What the supervisor will ask
Under Article 5(3), management bodies of FS entities are accountable for the ICT risk-management framework. The standard supervisor question on email-auth is "show us the policy, show us the evidence, show us the monitoring." This tool produces the evidence layer. The policy and monitoring layers live on the paid tier — DMARC report ingestion, weekly compliance digests, alert routing for control drift.
DORA Article 9-11 cross-walk
| Article | Requirement | Email-auth control |
|---|---|---|
Art. 9(2)(a) | Protection & prevention against unauthorised access | DMARC + SPF + DKIM |
Art. 9(3)(b) | Integrity of data | DNSSEC (signed identity records) |
Art. 9(3)(c) | Cryptographic protection of data in transit | MTA-STS enforce mode |
Art. 10(1) | Detection of anomalous activities | TLS-RPT (transport-layer telemetry) |
Art. 11(1) | Response & recovery — incident process | DMARC rua aggregate reports |
Subcontractors and the ESP supply chain
Commission Delegated Regulation 2025/532 (RTS on ICT subcontracting) brings every CRITICAL third-party email provider into scope. If your firm sends customer mail through an ESP (Mailgun, SendGrid, Postmark, etc.), the ESP's SPF/DKIM posture is your control — auditors will follow the include chain. Use the SPF flattener to walk it and the DMARC report analyzer to confirm each subcontractor is signing the messages they send on your behalf.

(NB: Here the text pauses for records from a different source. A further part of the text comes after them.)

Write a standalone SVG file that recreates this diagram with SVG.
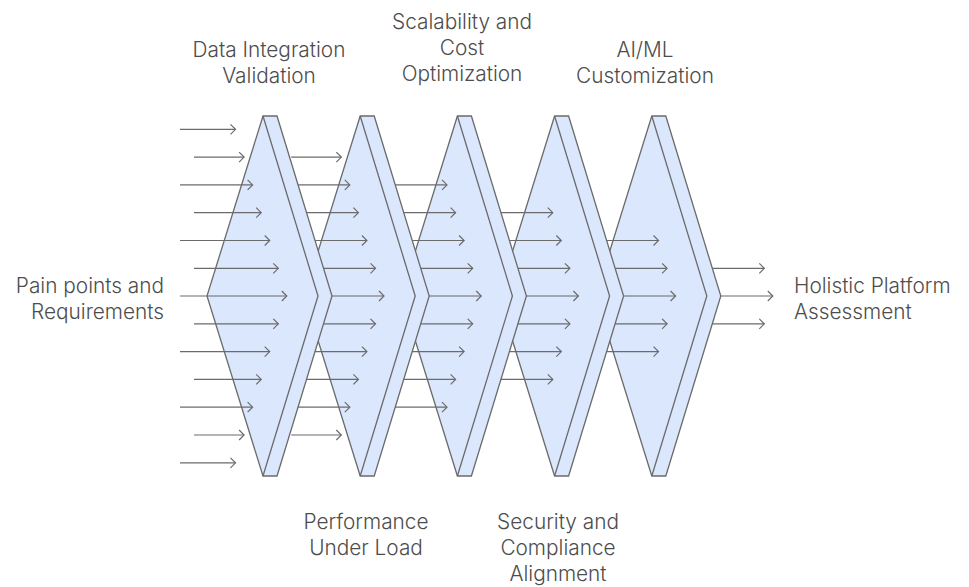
<svg xmlns="http://www.w3.org/2000/svg" width="969" height="587" viewBox="0 0 969 587">
<defs>
<style>
.chev{fill:#dbe7fd;stroke:#6b6b6b;stroke-width:1.3;stroke-linejoin:miter}
.edge{fill:none;stroke:#6b6b6b;stroke-width:1.3}
.lbl{font-family:Inter,"Liberation Sans",sans-serif;font-size:20.8px;font-weight:300;fill:#4d4d4d}
.c{text-anchor:middle}
.e{text-anchor:end}
.s{text-anchor:start}
#connectors line{stroke:#6b6b6b;stroke-width:1.2;marker-end:url(#ah)}
</style>
<marker id="ah" markerUnits="userSpaceOnUse" markerWidth="12" markerHeight="12" refX="6" refY="6" orient="auto">
<path d="M1,1 L6,6 L1,11" fill="none" stroke="#6b6b6b" stroke-width="1.2"/>
</marker>
</defs>
<rect width="969" height="587" fill="#fff"/>

<g id="stage5" transform="translate(651.8,0)">
<polygon class="chev" points="0,116 14,116 69,296 14,476 0,476 -56,296"/>
<path class="edge" d="M0,116 L55,296 L0,476"/>
</g>
<g id="stage4" transform="translate(554.6,0)">
<polygon class="chev" points="0,116 14,116 69,296 14,476 0,476 -56,296"/>
<path class="edge" d="M0,116 L55,296 L0,476"/>
</g>
<g id="stage3" transform="translate(457.4,0)">
<polygon class="chev" points="0,116 14,116 69,296 14,476 0,476 -56,296"/>
<path class="edge" d="M0,116 L55,296 L0,476"/>
</g>
<g id="stage2" transform="translate(360.2,0)">
<polygon class="chev" points="0,116 14,116 69,296 14,476 0,476 -56,296"/>
<path class="edge" d="M0,116 L55,296 L0,476"/>
</g>
<g id="stage1" transform="translate(263,0)">
<polygon class="chev" points="0,116 14,116 69,296 14,476 0,476 -56,296"/>
<path class="edge" d="M0,116 L55,296 L0,476"/>
</g>

<g id="connectors">
<line x1="180" y1="129.3" x2="235.5" y2="129.3"/>
<line x1="194" y1="157.1" x2="244.1" y2="157.1"/>
<line x1="180" y1="184.9" x2="252.6" y2="184.9"/>
<line x1="194" y1="212.7" x2="261.2" y2="212.7"/>
<line x1="180" y1="240.5" x2="269.7" y2="240.5"/>
<line x1="194" y1="268.3" x2="278.3" y2="268.3"/>
<line x1="180" y1="296" x2="286.8" y2="296"/>
<line x1="194" y1="323.8" x2="278.3" y2="323.8"/>
<line x1="180" y1="351.6" x2="269.7" y2="351.6"/>
<line x1="194" y1="379.4" x2="261.2" y2="379.4"/>
<line x1="180" y1="407.2" x2="252.6" y2="407.2"/>
<line x1="194" y1="435" x2="244.1" y2="435"/>
<line x1="180" y1="462.8" x2="235.5" y2="462.8"/>

<line x1="291.2" y1="157.1" x2="341.3" y2="157.1"/>
<line x1="298.1" y1="184.9" x2="349.8" y2="184.9"/>
<line x1="306.6" y1="212.7" x2="358.4" y2="212.7"/>
<line x1="315.1" y1="240.5" x2="366.9" y2="240.5"/>
<line x1="323.6" y1="268.3" x2="375.5" y2="268.3"/>
<line x1="331.9" y1="296" x2="384" y2="296"/>
<line x1="323.4" y1="323.8" x2="375.5" y2="323.8"/>
<line x1="314.9" y1="351.6" x2="366.9" y2="351.6"/>
<line x1="306.4" y1="379.4" x2="358.4" y2="379.4"/>
<line x1="297.9" y1="407.2" x2="349.8" y2="407.2"/>
<line x1="291.2" y1="435" x2="341.3" y2="435"/>

<line x1="395.3" y1="184.9" x2="447" y2="184.9"/>
<line x1="403.8" y1="212.7" x2="455.6" y2="212.7"/>
<line x1="412.3" y1="240.5" x2="464.1" y2="240.5"/>
<line x1="420.8" y1="268.3" x2="472.7" y2="268.3"/>
<line x1="429.1" y1="296" x2="481.2" y2="296"/>
<line x1="420.6" y1="323.8" x2="472.7" y2="323.8"/>
<line x1="412.1" y1="351.6" x2="464.1" y2="351.6"/>
<line x1="403.6" y1="379.4" x2="455.6" y2="379.4"/>
<line x1="395.1" y1="407.2" x2="447" y2="407.2"/>

<line x1="501" y1="212.7" x2="552.8" y2="212.7"/>
<line x1="509.5" y1="240.5" x2="561.3" y2="240.5"/>
<line x1="518" y1="268.3" x2="569.9" y2="268.3"/>
<line x1="526.3" y1="296" x2="578.4" y2="296"/>
<line x1="517.8" y1="323.8" x2="569.9" y2="323.8"/>
<line x1="509.3" y1="351.6" x2="561.3" y2="351.6"/>
<line x1="500.8" y1="379.4" x2="552.8" y2="379.4"/>

<line x1="606.7" y1="240.5" x2="658.5" y2="240.5"/>
<line x1="615.2" y1="268.3" x2="667.1" y2="268.3"/>
<line x1="623.5" y1="296" x2="675.6" y2="296"/>
<line x1="615" y1="323.8" x2="667.1" y2="323.8"/>
<line x1="606.5" y1="351.6" x2="658.5" y2="351.6"/>

<line x1="712.4" y1="268.3" x2="764.3" y2="268.3"/>
<line x1="720.7" y1="296" x2="772.8" y2="296"/>
<line x1="712.2" y1="323.8" x2="764.3" y2="323.8"/>
</g>

<g id="label-input">
<text class="lbl e" x="164" y="293">Pain points and</text>
<text class="lbl e" x="164" y="319">Requirements</text>
</g>
<g id="label-output">
<text class="lbl s" x="794" y="293">Holistic Platform</text>
<text class="lbl s" x="794" y="319">Assessment</text>
</g>
<g id="label-stage1">
<text class="lbl c" x="269" y="57">Data Integration</text>
<text class="lbl c" x="269" y="83">Validation</text>
</g>
<g id="label-stage2">
<text class="lbl c" x="366" y="529">Performance</text>
<text class="lbl c" x="366" y="555">Under Load</text>
</g>
<g id="label-stage3">
<text class="lbl c" x="462" y="29">Scalability and</text>
<text class="lbl c" x="462" y="55">Cost</text>
<text class="lbl c" x="462" y="81">Optimization</text>
</g>
<g id="label-stage4">
<text class="lbl c" x="558" y="529">Security and</text>
<text class="lbl c" x="558" y="555">Compliance</text>
<text class="lbl c" x="558" y="581">Alignment</text>
</g>
<g id="label-stage5">
<text class="lbl c" x="645" y="57">AI/ML</text>
<text class="lbl c" x="645" y="83">Customization</text>
</g>
</svg>
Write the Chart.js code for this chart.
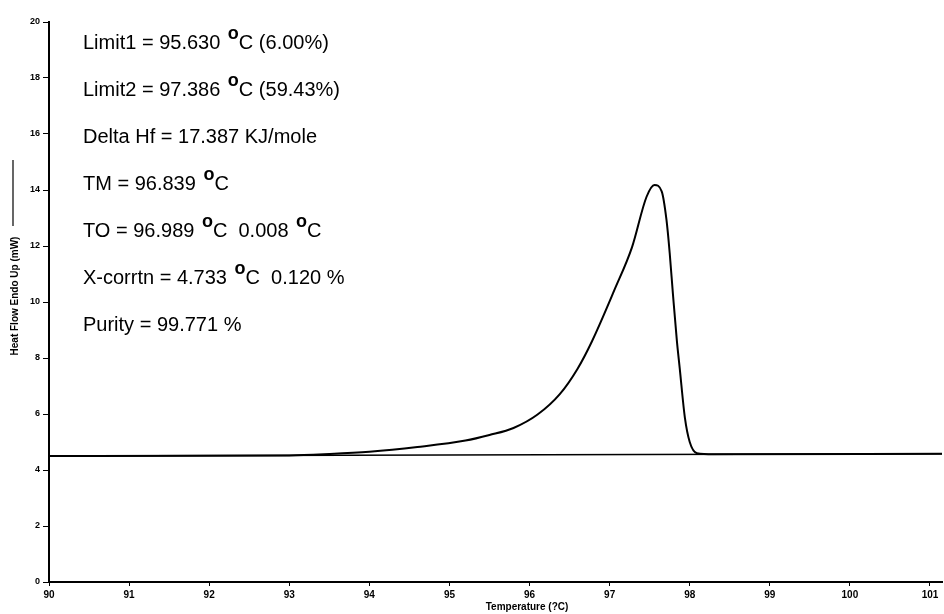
<!DOCTYPE html>
<html>
<head>
<meta charset="utf-8">
<script src="https://cdn.jsdelivr.net/npm/chart.js@4.4.0/dist/chart.umd.min.js"></script>
<style>
  html, body { margin: 0; padding: 0; background: #fff; }
  #wrap { width: 944px; height: 614px; }
</style>
</head>
<body>
<div id="wrap"><canvas id="dscChart" width="944" height="614"></canvas></div>
<script>
// DSC melting endotherm (purity run)
const tempC    = [90, 93.0, 93.5, 94.0, 94.6, 95.2, 95.5, 95.8, 96.1, 96.375, 96.6, 96.78, 97.06, 97.28, 97.46, 97.56, 97.65, 97.71, 97.75, 97.79, 97.84, 97.875, 97.94, 98.0, 98.09, 98.3, 101.15];
const heatFlow = [4.5, 4.52, 4.57, 4.65, 4.82, 5.05, 5.25, 5.5, 5.98, 6.7, 7.62, 8.6, 10.43, 11.96, 13.75, 14.18, 13.95, 12.93, 11.75, 10.3, 8.6, 7.64, 5.86, 5.0, 4.6, 4.56, 4.58];

// straight baseline under the peak
const baseTemp = [90, 101.15];
const baseFlow = [4.5, 4.58];

const xTicks = [90, 91, 92, 93, 94, 95, 96, 97, 98, 99, 100, 101];
const yTicks = [0, 2, 4, 6, 8, 10, 12, 14, 16, 18, 20];

const infoLines = [
    'Limit1 = 95.630 °C (6.00%)',
    'Limit2 = 97.386 °C (59.43%)',
    'Delta Hf = 17.387 KJ/mole',
    'TM = 96.839 °C',
    'TO = 96.989 °C  0.008 °C',
    'X-corrtn = 4.733 °C  0.120 %',
    'Purity = 99.771 %'
];

const xTitle = 'Temperature (?C)';
const yTitle = 'Heat Flow Endo Up (mW)';

function toPoints(xs, ys) {
    return xs.map((x, i) => ({ x: x, y: ys[i] }));
}

// text block + axis titles
const textPlugin = {
    id: 'dscText',
    afterDraw(chart) {
        const ctx = chart.ctx;
        ctx.save();
        ctx.fillStyle = '#000';
        ctx.textBaseline = 'alphabetic';
        ctx.textAlign = 'left';

        infoLines.forEach((line, i) => {
            const y = 49 + 47 * i;
            let x = 83;
            const parts = line.split('°');
            parts.forEach((part, j) => {
                if (j > 0) {
                    // raised degree ring
                    x += 2;
                    ctx.font = 'bold 18px "Liberation Sans", Arial';
                    ctx.fillText('o', x, y - 10);
                    x += ctx.measureText('o').width;
                }
                ctx.font = '20px "Liberation Sans", Arial';
                ctx.fillText(part, x, y);
                x += ctx.measureText(part).width;
            });
        });

        // x axis title
        ctx.font = 'bold 10px "Liberation Sans", Arial';
        ctx.textAlign = 'center';
        ctx.textBaseline = 'middle';
        ctx.fillText(xTitle, 527, 607);

        // y axis title, rotated, with the trace marker line
        ctx.translate(15, 296);
        ctx.rotate(-Math.PI / 2);
        ctx.fillText(yTitle, 0, 0);
        ctx.restore();

        ctx.save();
        ctx.strokeStyle = '#000';
        ctx.lineWidth = 1.2;
        ctx.beginPath();
        ctx.moveTo(13, 160);
        ctx.lineTo(13, 226);
        ctx.stroke();
        ctx.restore();
    }
};

const ctx = document.getElementById('dscChart').getContext('2d');
const dscChart = new Chart(ctx, {
    type: 'scatter',
    data: {
        datasets: [
            {
                label: 'Heat Flow',
                data: toPoints(tempC, heatFlow),
                showLine: true,
                borderColor: '#000',
                borderWidth: 2,
                pointRadius: 0,
                cubicInterpolationMode: 'monotone'
            },
            {
                label: 'Baseline',
                data: toPoints(baseTemp, baseFlow),
                showLine: true,
                borderColor: '#000',
                borderWidth: 1.5,
                pointRadius: 0
            }
        ]
    },
    options: {
        responsive: false,
        animation: false,
        devicePixelRatio: 1,
        layout: { padding: { top: 22, right: 2, left: 0, bottom: 0 } },
        plugins: {
            legend: { display: false },
            tooltip: { enabled: false }
        },
        scales: {
            x: {
                type: 'linear',
                min: 90,
                max: 101.15,
                afterBuildTicks: axis => { axis.ticks = xTicks.map(v => ({ value: v })); },
                afterFit: scale => { scale.height = 32; },
                ticks: {
                    color: '#000',
                    font: { family: '"Liberation Sans", Arial', size: 10, weight: 'bold' },
                    padding: 3,
                    maxRotation: 0
                },
                grid: { drawOnChartArea: false, color: '#000', tickLength: 4 },
                border: { color: '#000', width: 2 }
            },
            y: {
                min: 0,
                max: 20,
                afterBuildTicks: axis => { axis.ticks = yTicks.map(v => ({ value: v })); },
                afterFit: scale => { scale.width = 49; },
                ticks: {
                    color: '#000',
                    font: { family: '"Liberation Sans", Arial', size: 9, weight: 'bold' },
                    padding: 3
                },
                grid: { drawOnChartArea: false, color: '#000', tickLength: 6 },
                border: { color: '#000', width: 2 }
            }
        }
    },
    plugins: [textPlugin]
});
</script>
</body>
</html>
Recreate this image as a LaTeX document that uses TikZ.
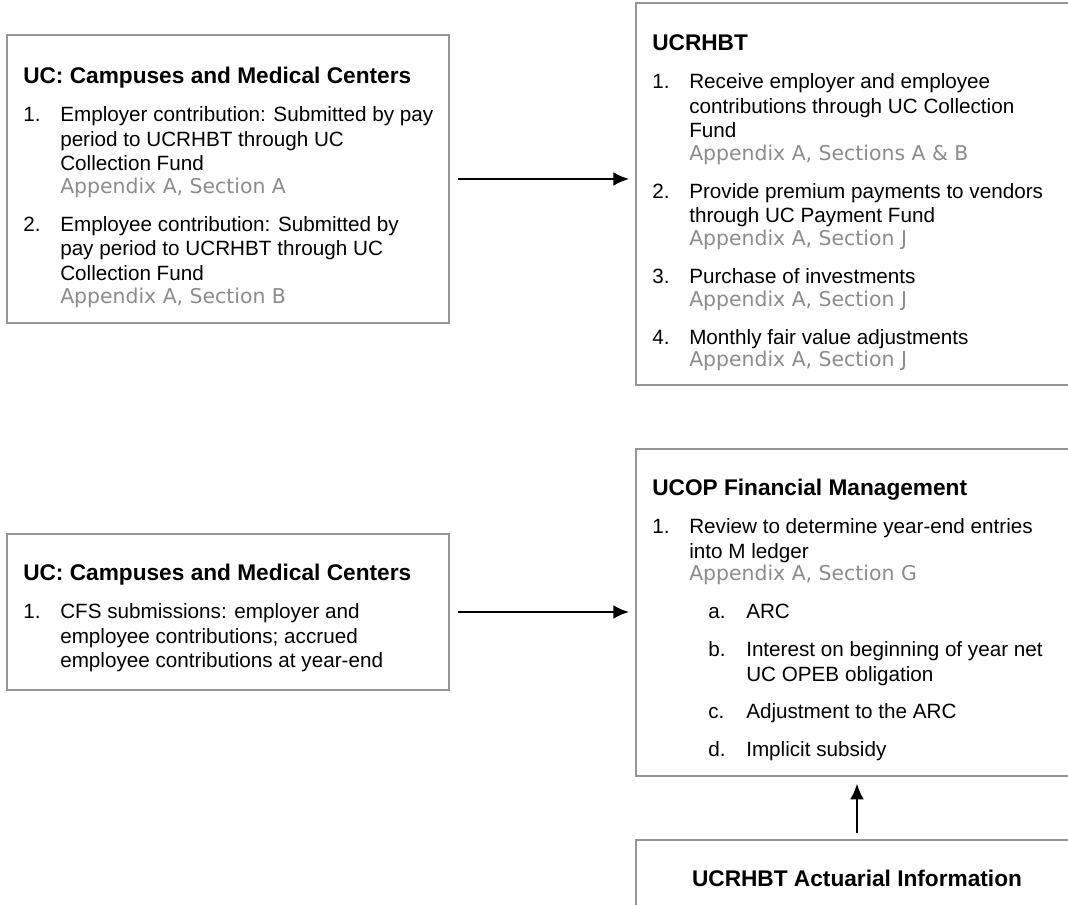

What this tool does not cover
Article 6 lists five pillars: governance & organisation, ICT risk-management framework, ICT third-party risk management, digital operational resilience testing, and information & intelligence sharing. The email-auth check above evidences the technical sub-controls of the second pillar only. Use this scorecard as supporting evidence inside a DORA programme, not as the programme itself.